Film Screening Crossing

 

Film Screening : Crossing
Saturday March 1 @ 3pm

About a year ago I started to listen to the Turkish folk singer Selda Bağcan on a very heavy rotation. She is often referred to as “the bitter sound of Turkish people” due to the emotional quality of her vocals. I remember it matching the bittersweet mood that I was already settled into. When I watched Crossing for the first time, there was a scene in which the main character Lia (played by Mzia Arabuli) is walking through Istanbul alone, there’s a look in her face of deep nostalgia, as though she’s reliving memories from when she visited the city as a child; this scene is accompanied by Selda Bağcan in the soundtrack. There is a depth to this scene in which the narrative is ushered more by emotion than by words, while I watched it there was a resonance that reverberated throughout my entire body, like the Ottoman structures in which Lia walked her memory through.
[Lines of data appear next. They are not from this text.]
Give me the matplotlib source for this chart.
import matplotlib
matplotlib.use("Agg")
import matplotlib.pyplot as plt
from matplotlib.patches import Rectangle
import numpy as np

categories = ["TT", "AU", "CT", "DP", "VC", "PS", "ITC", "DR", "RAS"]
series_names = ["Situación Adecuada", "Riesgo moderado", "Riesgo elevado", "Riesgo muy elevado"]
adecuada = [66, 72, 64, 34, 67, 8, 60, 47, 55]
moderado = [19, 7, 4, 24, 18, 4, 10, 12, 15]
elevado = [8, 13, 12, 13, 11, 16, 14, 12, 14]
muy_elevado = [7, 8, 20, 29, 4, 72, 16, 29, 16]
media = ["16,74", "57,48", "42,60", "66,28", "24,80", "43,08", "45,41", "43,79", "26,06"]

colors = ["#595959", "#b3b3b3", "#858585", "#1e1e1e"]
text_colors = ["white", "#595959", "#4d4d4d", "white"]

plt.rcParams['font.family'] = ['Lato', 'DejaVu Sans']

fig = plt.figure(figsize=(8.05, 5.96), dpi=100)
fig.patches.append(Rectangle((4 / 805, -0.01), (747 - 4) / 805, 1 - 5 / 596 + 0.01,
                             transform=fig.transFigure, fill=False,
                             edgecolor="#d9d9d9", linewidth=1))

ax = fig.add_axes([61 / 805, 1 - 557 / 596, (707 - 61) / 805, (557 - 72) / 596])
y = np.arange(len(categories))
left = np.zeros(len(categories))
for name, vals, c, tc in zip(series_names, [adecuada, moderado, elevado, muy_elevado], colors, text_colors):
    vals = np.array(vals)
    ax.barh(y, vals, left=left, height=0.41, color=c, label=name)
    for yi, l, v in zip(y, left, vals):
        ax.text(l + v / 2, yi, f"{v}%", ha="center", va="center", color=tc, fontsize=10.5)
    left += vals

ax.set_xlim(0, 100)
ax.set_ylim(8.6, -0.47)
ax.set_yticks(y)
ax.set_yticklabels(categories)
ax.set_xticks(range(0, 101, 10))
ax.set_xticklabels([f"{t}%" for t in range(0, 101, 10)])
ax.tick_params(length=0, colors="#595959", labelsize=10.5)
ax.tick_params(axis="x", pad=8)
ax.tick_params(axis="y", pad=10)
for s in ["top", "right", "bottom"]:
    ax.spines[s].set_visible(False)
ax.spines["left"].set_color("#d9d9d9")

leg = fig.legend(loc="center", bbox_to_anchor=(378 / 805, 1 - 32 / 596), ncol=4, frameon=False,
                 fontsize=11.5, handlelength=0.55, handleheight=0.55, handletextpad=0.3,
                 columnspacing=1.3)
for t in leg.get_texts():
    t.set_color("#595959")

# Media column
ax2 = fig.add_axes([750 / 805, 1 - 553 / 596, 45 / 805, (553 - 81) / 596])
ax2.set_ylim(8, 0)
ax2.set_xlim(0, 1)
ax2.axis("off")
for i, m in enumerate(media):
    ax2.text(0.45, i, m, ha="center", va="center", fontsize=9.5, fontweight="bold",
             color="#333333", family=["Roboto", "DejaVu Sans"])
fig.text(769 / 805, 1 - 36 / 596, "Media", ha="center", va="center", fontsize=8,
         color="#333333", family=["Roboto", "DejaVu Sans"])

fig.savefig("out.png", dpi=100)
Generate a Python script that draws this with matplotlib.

Lia is a retired history teacher, her age and experience gives a hard shell that allows her to be steadfast and determined. After the passing of her sister she sets out on a journey to Istanbul to find her niece who became estranged from the family after she came out as a trans-woman. On this journey Lia befriends people who seemingly exist outside of her lived-experience, which begins to dissolve the hardness of her exterior. Crossing is a story about a journey, but it seems to transcend the tropes of finding oneself by finding someone else, finding someone who has been othered. And perhaps this is a journey towards finding forgiveness.